Just days after European Union leaders and the International Monetary Fund agreed a $142 billion rescue package to prevent Greece from becoming insolvent, doubts are mounting that the aid is sufficient to stem a broader crisis.
Investors sold off stocks and rushed into U.S. and German bonds, and the euro tumbled against the dollar Wednesday to a 14-month low.
As Greek rioters set a bank on fire in Athens, killing three people trapped inside, it seemed uncertain that the Greek government would be able to muster the popular support need to carry out radical austerity measures that aim to cut public spending enough to get the country's runaway debt under control.
German Chancellor Angela Merkel issued a strong appeal to lawmakers in Berlin to back the government's pledge to contribute some $28 billion to the Greek aid package.
"The future of Europe is at stake," Merkel told parliament at the beginning of three days of deliberations over the Greek aid package. "Europe is standing at the crossroads."
Around Europe, the mood was no less gloomy than in Berlin. In Brussels, the EU's monetary affairs commissioner, Olli Rehn, warned that Europe could slip back into recession if it did not act decisively to stem the contagion.
"It's absolutely essential to contain the bushfire in Greece so that it will not become a forest fire and a threat to financial stability for the European Union and its economy as a whole," he told a news conference.
Merkel's foot-dragging over the past month about whether to participate in a Greek bailout is one reason the situation has become as tense as it is now, analysts say. Merkel was originally keen to put off the discussion of aid until after a crucial state election on Sunday. She changed her strategy this week as her handling of debt crisis caused her approval rating to drop six points to 48 percent, according to a Forsa poll published this week.
Signs of contagion are already rampant. The cost of debt for the Portuguese government surged Wednesday, with interest rates for six-month government bonds shooting up to 2.955 percent from just 0.74 percent in March.
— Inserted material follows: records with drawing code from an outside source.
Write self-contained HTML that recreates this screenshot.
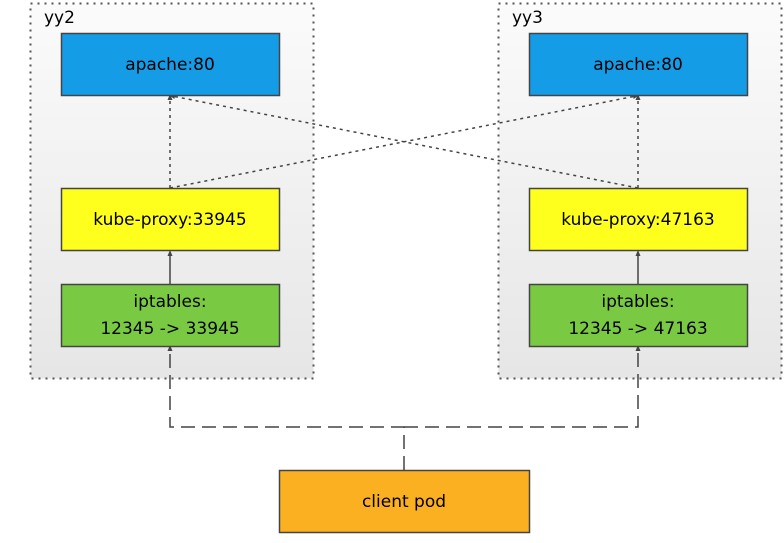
<!DOCTYPE html>
<html><head><style>
body{margin:0;width:784px;height:538px;background:#fff;overflow:hidden}
svg text{font-family:"DejaVu Sans","Liberation Sans",sans-serif;font-size:17px;fill:#000}
</style></head><body>
<svg width="784" height="538" xmlns="http://www.w3.org/2000/svg">
<defs>
<linearGradient id="g" x1="0" y1="0" x2="0" y2="1"><stop offset="0" stop-color="#fbfbfb"/><stop offset="1" stop-color="#e6e6e6"/></linearGradient>
<marker id="a" markerWidth="6" markerHeight="6" refX="3" refY="3" orient="auto" markerUnits="userSpaceOnUse"><path d="M0,0.5 L6,3 L0,5.5z" fill="#444"/></marker>
</defs>
<rect x="30.5" y="3.5" width="283" height="375" fill="url(#g)" stroke="#555" stroke-width="2" stroke-dasharray="2,5"/>
<rect x="498.5" y="3.5" width="283" height="375" fill="url(#g)" stroke="#555" stroke-width="2" stroke-dasharray="2,5"/>
<text x="44" y="23">yy2</text><text x="512" y="23">yy3</text>
<g stroke="#444" stroke-width="1.5" fill="none">
<path d="M170,188 V97" stroke-dasharray="3,4" marker-end="url(#a)"/>
<path d="M638,188 V97" stroke-dasharray="3,4" marker-end="url(#a)"/>
<path d="M170,188 L636,96" stroke-dasharray="3,4" marker-end="url(#a)"/>
<path d="M638,188 L172,96" stroke-dasharray="3,4" marker-end="url(#a)"/>
<path d="M170,284 V253" marker-end="url(#a)"/>
<path d="M638,284 V253" marker-end="url(#a)"/>
<path d="M404,470 V427 H170 V348" stroke-dasharray="14,7" marker-end="url(#a)"/>
<path d="M404,427 H638 V348" stroke-dasharray="14,7" marker-end="url(#a)"/>
</g>
<g stroke="#444" stroke-width="1.5">
<rect x="61.5" y="33.5" width="218" height="62" fill="#149de6"/>
<rect x="529.5" y="33.5" width="218" height="62" fill="#149de6"/>
<rect x="61.5" y="188.5" width="218" height="62" fill="#ffff1e"/>
<rect x="529.5" y="188.5" width="218" height="62" fill="#ffff1e"/>
<rect x="61.5" y="284.5" width="218" height="62" fill="#7ac943"/>
<rect x="529.5" y="284.5" width="218" height="62" fill="#7ac943"/>
<rect x="279.5" y="470.5" width="250" height="62" fill="#fbb021"/>
</g>
<g text-anchor="middle">
<text x="170" y="70">apache:80</text><text x="638" y="70">apache:80</text>
<text x="170" y="225">kube-proxy:33945</text><text x="638" y="225">kube-proxy:47163</text>
<text x="170" y="307">iptables:</text><text x="170" y="334">12345 -&gt; 33945</text>
<text x="638" y="307">iptables:</text><text x="638" y="334">12345 -&gt; 47163</text>
<text x="404" y="507">client pod</text>
</g>
</svg>
</body></html>
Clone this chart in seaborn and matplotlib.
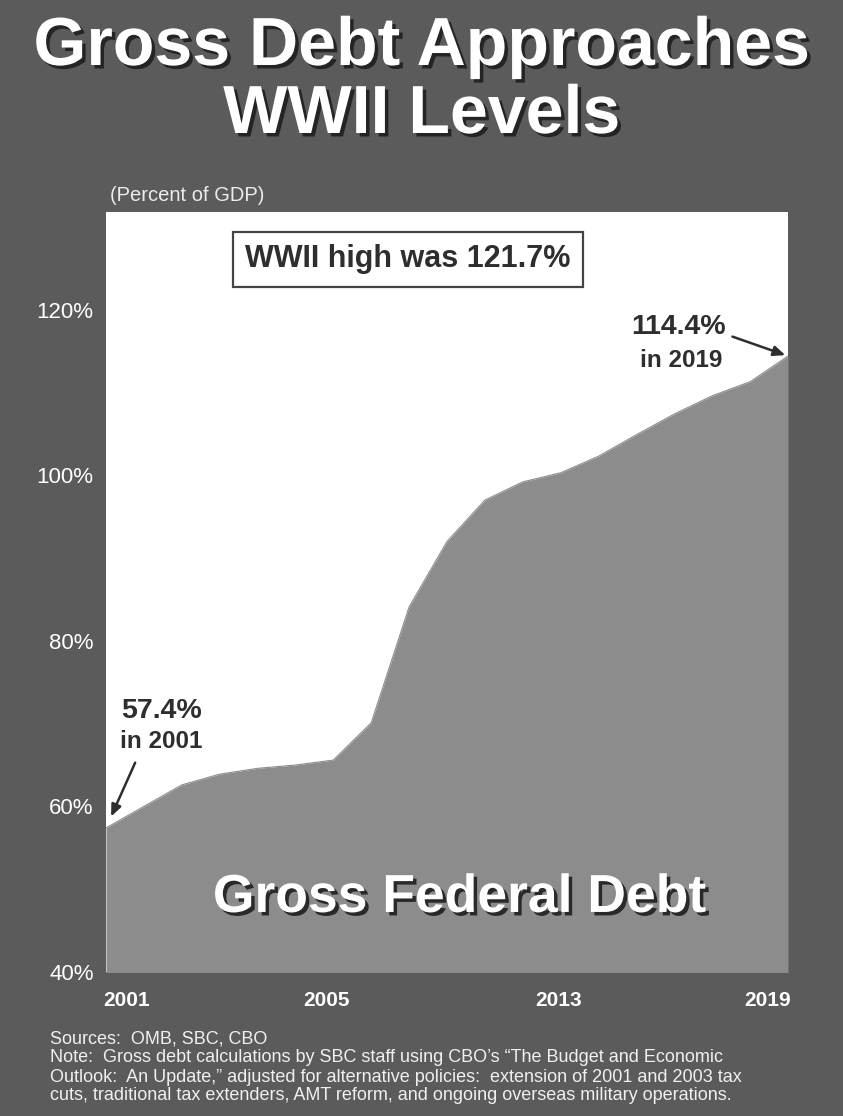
import numpy as np
import pandas as pd
import seaborn as sns
import matplotlib.pyplot as plt
import matplotlib.patheffects as pe

# data (gross federal debt, percent of GDP)
years = list(range(2001, 2020))
debt = [57.4, 60.0, 62.6, 63.9, 64.6, 65.0, 65.6, 70.1, 84.1, 92.0,
        97.0, 99.2, 100.3, 102.3, 104.9, 107.4, 109.6, 111.3, 114.4]
wwii_high = 121.7

xtick_labels = ["2001", "2005", "2013", "2019"]
xtick_pos = [2001.53, 2006.82, 2012.95, 2018.47]  # where the original prints them
ytick_vals = [40, 60, 80, 100, 120]

notes = [
    "Sources:  OMB, SBC, CBO",
    "Note:  Gross debt calculations by SBC staff using CBO\u2019s \u201cThe Budget and Economic",
    "Outlook:  An Update,\u201d adjusted for alternative policies:  extension of 2001 and 2003 tax",
    "cuts, traditional tax extenders, AMT reform, and ongoing overseas military operations.",
]

df = pd.DataFrame({"year": years, "debt": debt})

sns.set_style("white")
plt.rcParams['font.family'] = ['Liberation Sans', 'DejaVu Sans']

BG = "#5b5b5b"
FILL = "#8c8c8c"
DARK = "#2e2e2e"

fig = plt.figure(figsize=(8.43, 11.16), dpi=100, facecolor=BG)
ax = fig.add_axes([106 / 843, 1 - 972 / 1116, 682 / 843, 760 / 1116])
ax.set_facecolor("white")

sns.lineplot(data=df, x="year", y="debt", color=FILL, lw=0.8, ax=ax)
ax.fill_between(df["year"], 0, df["debt"], color=FILL, lw=0)

ax.set_xlim(years[0], years[-1])
ax.set_ylim(40, 131.8)
for s in ax.spines.values():
    s.set_visible(False)
ax.set_xlabel("")
ax.set_ylabel("")

ax.set_xticks(xtick_pos, xtick_labels)
ax.set_yticks(ytick_vals, [f"{v}%" for v in ytick_vals])
ax.tick_params(axis="x", length=0, pad=14, labelsize=15, labelcolor="white")
ax.tick_params(axis="y", length=0, pad=9, labelsize=16, labelcolor="white")
for lab in ax.get_xticklabels():
    lab.set_fontweight("bold")

shadow = [pe.SimplePatchShadow(offset=(2.5, -2.5), shadow_rgbFace="#1e1e1e", alpha=0.9), pe.Normal()]

# title
fig.text(0.5, 1 - 65 / 1116, "Gross Debt Approaches", ha="center", va="baseline",
         fontsize=49, fontweight="bold", color="white", path_effects=shadow)
fig.text(0.5, 1 - 133 / 1116, "WWII Levels", ha="center", va="baseline",
         fontsize=49, fontweight="bold", color="white", path_effects=shadow)
fig.text(110 / 843, 1 - 201 / 1116, "(Percent of GDP)", ha="left", va="baseline",
         fontsize=14.5, color="#ececec")

# WWII box
ax.text(0.443, 0.9375, f"WWII high was {wwii_high}%", transform=ax.transAxes,
        ha="center", va="center", fontsize=22, fontweight="bold", color=DARK,
        bbox=dict(boxstyle="square,pad=0.4", fc="white", ec="#444444", lw=1.6))

# start / end callouts
ax.annotate(f"{debt[0]}%", xy=(years[0], debt[0]), xytext=(40, 84), textcoords="offset points",
            ha="center", va="center", fontsize=20.5, fontweight="bold", color=DARK)
ax.annotate(f"in {years[0]}", xy=(years[0], debt[0]), xytext=(40, 62), textcoords="offset points",
            ha="center", va="center", fontsize=17.5, fontweight="bold", color=DARK)
ax.annotate("", xy=(years[0], debt[0]), xytext=(21, 47), textcoords="offset points",
            arrowprops=dict(arrowstyle="-|>,head_length=0.7,head_width=0.3", color=DARK,
                            lw=1.8, shrinkA=0, shrinkB=9))

ax.annotate(f"{debt[-1]}%", xy=(years[-1], debt[-1]), xytext=(-79, 21), textcoords="offset points",
            ha="center", va="center", fontsize=20.5, fontweight="bold", color=DARK)
ax.annotate(f"in {years[-1]}", xy=(years[-1], debt[-1]), xytext=(-77, -3), textcoords="offset points",
            ha="center", va="center", fontsize=17.5, fontweight="bold", color=DARK)
ax.annotate("", xy=(years[-1], debt[-1]), xytext=(-40, 14), textcoords="offset points",
            arrowprops=dict(arrowstyle="-|>,head_length=0.7,head_width=0.3", color=DARK,
                            lw=1.8, shrinkA=0, shrinkB=2))

ax.text(0.519, 0.079, "Gross Federal Debt", transform=ax.transAxes, ha="center", va="baseline",
        fontsize=38.5, fontweight="bold", color="white", path_effects=shadow)

# footer
for i, line in enumerate(notes):
    fig.text(50 / 843, 1 - (1039 + 19 * i) / 1116, line, ha="left", va="center",
             fontsize=13, color="#f0f0f0")

fig.savefig("out.png", dpi=100, facecolor=BG)
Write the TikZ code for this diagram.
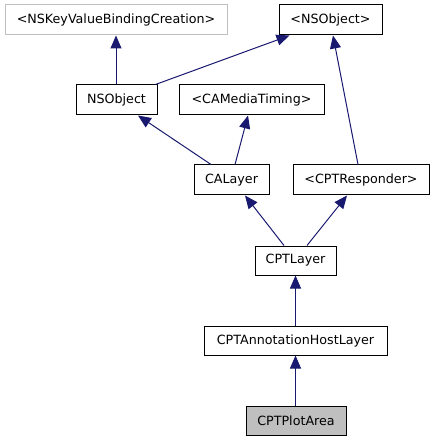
\documentclass[tikz,border=0pt]{standalone}
\usepackage{fontspec}
\setmainfont{DejaVu Sans}
\usetikzlibrary{arrows.meta}
\definecolor{edgeblue}{RGB}{25,25,112}
\definecolor{plotgray}{RGB}{191,191,191}
\definecolor{graybord}{RGB}{191,191,191}
\begin{document}
\begin{tikzpicture}[x=1pt,y=-1pt,
  box/.style={draw=black,line width=1pt,fill=white,inner sep=0pt,minimum height=30pt,font=\fontsize{12.7}{14}\selectfont},
  arr/.style={draw=edgeblue,line width=1pt,-{Triangle[length=13pt,width=11pt]}}]
\useasboundingbox (0,0) rectangle (435,443);
\node[box,draw=graybord,minimum width=222pt] (kvb) at (116,20) {<NSKeyValueBindingCreation>};
\node[box,minimum width=103pt] (nso) at (330.5,20) {<NSObject>};
\node[box,minimum width=81pt] (nsobj) at (116.5,100) {NSObject};
\node[box,minimum width=145pt] (camt) at (251.5,100) {<CAMediaTiming>};
\node[box,minimum width=75pt] (calayer) at (231.5,180) {CALayer};
\node[box,minimum width=136pt] (resp) at (361,180) {<CPTResponder>};
\node[box,minimum width=81pt,minimum height=29pt] (cptlayer) at (295.5,260.5) {CPTLayer};
\node[box,minimum width=183pt,minimum height=29pt] (host) at (295.5,340.5) {CPTAnnotationHostLayer};
\node[box,fill=plotgray,minimum width=100pt,minimum height=29pt] (plot) at (296,420.5) {CPTPlotArea};
\draw[arr] ([xshift=-0.5pt]nsobj.north) -- (kvb.south);
\draw[arr] ([xshift=-2pt]nsobj.north east) -- ([xshift=11pt]nso.south west);
\draw[arr] ([xshift=-3pt]resp.north) -- ([xshift=2.5pt]nso.south);
\draw[arr] ([xshift=-20.5pt]calayer.north) -- ([xshift=21.5pt]nsobj.south);
\draw[arr] ([xshift=3.5pt]calayer.north) -- ([xshift=-3.5pt]camt.south);
\draw[arr] ([xshift=-11.5pt]cptlayer.north) -- ([xshift=13.5pt]calayer.south);
\draw[arr] ([xshift=11.5pt]cptlayer.north) -- ([xshift=-14pt]resp.south);
\draw[arr] (host.north) -- (cptlayer.south);
\draw[arr] ([xshift=-0.5pt]plot.north) -- (host.south);
\end{tikzpicture}
\end{document}
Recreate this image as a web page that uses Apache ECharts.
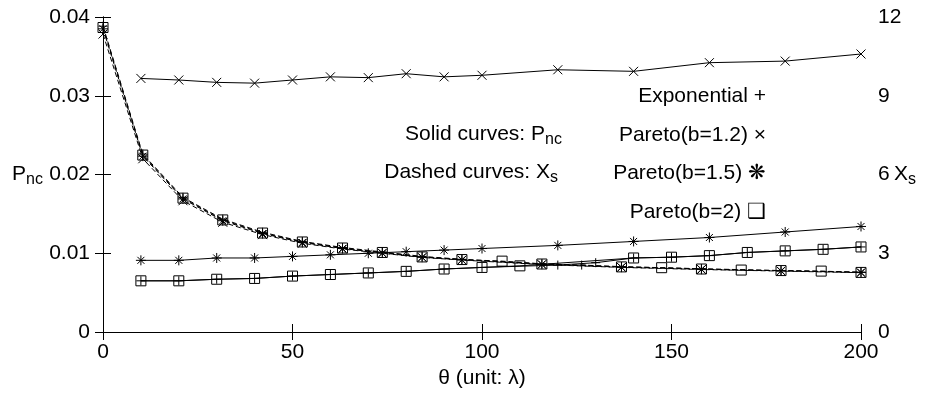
<!DOCTYPE html>
<html><head><meta charset="utf-8">
<script src="https://cdn.jsdelivr.net/npm/echarts@6/dist/echarts.min.js"></script>
<style>html,body{margin:0;padding:0;background:#fff}#c{width:925px;height:401px}</style>
</head><body><div id="c"></div>
<script>
// ---- data ----
// Solid curves: P_nc (left axis)
const thetaP12 = [10,20,30,40,50,60,70,80,90,100,120,140,160,180,200];
const pareto12Pnc = [0.0322,0.0320,0.0317,0.0316,0.0320,0.0324,0.0323,0.0328,0.0324,0.0326,0.0333,0.0331,0.0342,0.0344,0.0353];
const thetaP15 = [10,20,30,40,50,60,70,80,90,100,120,140,160,180,200];
const pareto15Pnc = [0.0091,0.0091,0.0094,0.0094,0.0096,0.0098,0.0100,0.0102,0.0104,0.0106,0.0110,0.0115,0.0120,0.0127,0.0134];
const thetaP2 = [10,20,30,40,50,60,70,80,90,100,110,140,150,160,170,180,190,200];
const pareto2Pnc = [0.0065,0.0065,0.0067,0.0068,0.0071,0.0073,0.0075,0.0077,0.0080,0.0082,0.0084,0.0094,0.0095,0.0097,0.0101,0.0103,0.0105,0.0108];
const thetaExp = [10,20,30,40,50,60,70,80,90,100,120,130,140,150,160,170,180,190,200];
const expPnc = [0.0065,0.0065,0.0067,0.0068,0.0071,0.0073,0.0075,0.0077,0.0080,0.0082,0.0085,0.0088,0.0094,0.0095,0.0097,0.0101,0.0103,0.0105,0.0108];

// Dashed curves: X_s (right axis)
const thetaDP2 = [0,10.5,21.1,31.6,42.1,52.6,63.2,73.7,84.2,94.7,105.3,115.8,136.8,147.4,157.9,168.4,178.9,189.5,200];
const pareto2Xs = [11.6,6.74,5.10,4.27,3.77,3.43,3.20,3.03,2.86,2.76,2.70,2.59,2.48,2.45,2.40,2.36,2.34,2.32,2.27];
const thetaDExp = [0,10.5,21.1,31.6,42.1,52.6,63.2,73.7,84.2,94.7,115.8,126.3,136.8,157.9,178.9,200];
const expXs = [11.65,6.78,5.13,4.30,3.80,3.45,3.22,3.05,2.88,2.77,2.60,2.55,2.49,2.41,2.34,2.28];
const thetaDP15 = [0,10.5,21.1,31.6,42.1,52.6,63.2,73.7,84.2,94.7,115.8,136.8,157.9,178.9,200];
const pareto15Xs = [11.55,6.70,5.07,4.24,3.75,3.41,3.18,3.01,2.85,2.75,2.58,2.47,2.39,2.33,2.27];
const thetaDP12 = [0,10.5,21.1,31.6,42.1,52.6,63.2,73.7,84.2,94.7,115.8,136.8,157.9,178.9,200];
const pareto12Xs = [11.35,6.60,5.00,4.18,3.71,3.38,3.16,3.00,2.84,2.74,2.57,2.46,2.38,2.32,2.26];

const xTicks = [0,50,100,150,200];
const leftTicks = ['0','0.01','0.02','0.03','0.04'];
const rightTicks = ['0','3','6','9','12'];

// ---- chart ----
const FONT = 'Liberation Sans, Arial, sans-serif';
const FS = 21, SFS = 16;
const SYM = {
  plus: 'path://M0,5L10,5M5,0L5,10',
  cross: 'path://M0,0L10,10M10,0L0,10',
  star: 'path://M5,0L5,10M0,5L10,5M1.5,1.5L8.5,8.5M8.5,1.5L1.5,8.5',
  square: 'path://M0,0L10,0L10,10L0,10Z'
};
const zip = (xs, ys) => xs.map((x, i) => [x, ys[i]]);
function mk(name, xs, ys, sym, size, dashed, yIdx) {
  return {
    name, type: 'line', xAxisIndex: 0, yAxisIndex: yIdx,
    data: zip(xs, ys), symbol: SYM[sym], symbolSize: size, showAllSymbol: true,
    symbolKeepAspect: true,
    itemStyle: {color: 'rgba(0,0,0,0)', borderColor: '#000', borderWidth: 1},
    lineStyle: {color: '#000', width: 1, type: dashed ? [5, 3] : 'solid'},
    emphasis: {disabled: true}, animation: false, z: 3
  };
}
const chart = echarts.init(document.getElementById('c'), null, {renderer: 'canvas'});
const axisCommon = {
  axisLine: {show: true, lineStyle: {color: '#000', width: 1}},
  axisTick: {show: true, inside: true, length: 8, lineStyle: {color: '#000', width: 1}},
  splitLine: {show: false},
  axisLabel: {color: '#000', fontSize: FS, fontFamily: FONT}
};
const txt = (pos, text, size) => Object.assign({type: 'text', style: {text, fontSize: size, fontFamily: FONT, fill: '#000'}}, pos);
chart.setOption({
  animation: false,
  backgroundColor: '#fff',
  grid: {left: 103, right: 64, top: 17, bottom: 69, containLabel: false},
  xAxis: [
    Object.assign({}, axisCommon, {type: 'value', min: 0, max: 200, interval: 50, position: 'bottom',
      axisLabel: Object.assign({}, axisCommon.axisLabel, {margin: 10, formatter: v => String(xTicks[xTicks.indexOf(v)])}),
      name: 'θ (unit: λ)', nameLocation: 'middle', nameGap: 34,
      nameTextStyle: {color: '#000', fontSize: FS, fontFamily: FONT}}),
    Object.assign({}, axisCommon, {type: 'value', min: 0, max: 200, interval: 50, position: 'top',
      axisLabel: {show: false}})
  ],
  yAxis: [
    Object.assign({}, axisCommon, {type: 'value', min: 0, max: 0.04, interval: 0.01, position: 'left',
      axisLabel: Object.assign({}, axisCommon.axisLabel, {margin: 13, formatter: v => leftTicks[Math.round(v / 0.01)]})}),
    Object.assign({}, axisCommon, {type: 'value', min: 0, max: 12, interval: 3, position: 'right',
      axisLabel: Object.assign({}, axisCommon.axisLabel, {margin: 17, formatter: v => rightTicks[Math.round(v / 3)]})})
  ],
  series: [
    mk('Pareto(b=2) Pnc', thetaP2, pareto2Pnc, 'square', 10, false, 0),
    mk('Exponential Pnc', thetaExp, expPnc, 'plus', 9, false, 0),
    mk('Pareto(b=1.5) Pnc', thetaP15, pareto15Pnc, 'star', 10, false, 0),
    mk('Pareto(b=1.2) Pnc', thetaP12, pareto12Pnc, 'cross', 9, false, 0),
    mk('Pareto(b=2) Xs', thetaDP2, pareto2Xs, 'square', 10, true, 1),
    mk('Exponential Xs', thetaDExp, expXs, 'plus', 9, true, 1),
    mk('Pareto(b=1.5) Xs', thetaDP15, pareto15Xs, 'star', 10, true, 1),
    mk('Pareto(b=1.2) Xs', thetaDP12, pareto12Xs, 'cross', 9, true, 1)
  ],
  graphic: [
    txt({left: 12, top: 164}, 'P', FS),
    txt({left: 26, top: 172}, 'nc', SFS),
    txt({left: 894, top: 164}, 'X', FS),
    txt({left: 908, top: 172}, 's', SFS),
    txt({right: 925 - 545, top: 124}, 'Solid curves: P', FS),
    txt({left: 545, top: 132}, 'nc', SFS),
    txt({right: 925 - 550, top: 162}, 'Dashed curves: X', FS),
    txt({left: 550, top: 170}, 's', SFS),
    txt({right: 925 - 766, top: 86}, 'Exponential +', FS),
    txt({right: 925 - 766, top: 125}, 'Pareto(b=1.2) ×', FS),
    txt({right: 925 - 766, top: 163}, 'Pareto(b=1.5) ❋', FS),
    txt({right: 925 - 766, top: 202}, 'Pareto(b=2) ❑', FS)
  ]
});
</script></body></html>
The international ratings agency Moody's put Portugal on review for a downgrade, following its move last week to cut Spain's rating amid warnings that further downgrades could follow if Spain did not take measures to cut its deficit.
The Spanish government is expected to sell debt Thursday, according to news agency Bloomberg. The sale will be watched closely as an indication of market sentiment. Spain's prime minister, Jose Luis Rodriguez Zapatero, denied Tuesday that his country would also seek a bailout.
Germany remains the linchpin in keeping Europe's disorganized defense against a spreading debt crisis intact.
Apparently concerned about the fate of the euro currency should Germany take too long to ratify the Greek rescue package, Axel Weber, a member of the monetary council of the European Central Bank, endorsed Germany's contribution to the bailout. He said the economies of Spain and Portugal were expected to grow and their governments were acting to avoid a debt crisis, but warned the crisis could spread.
"There is a threat of grave contagion effects for other member states in the monetary union and increasing negative effects feeding into capital markets," Weber said in a statement. "All in all, Germany's contribution to the aid package for Greece is justifiable."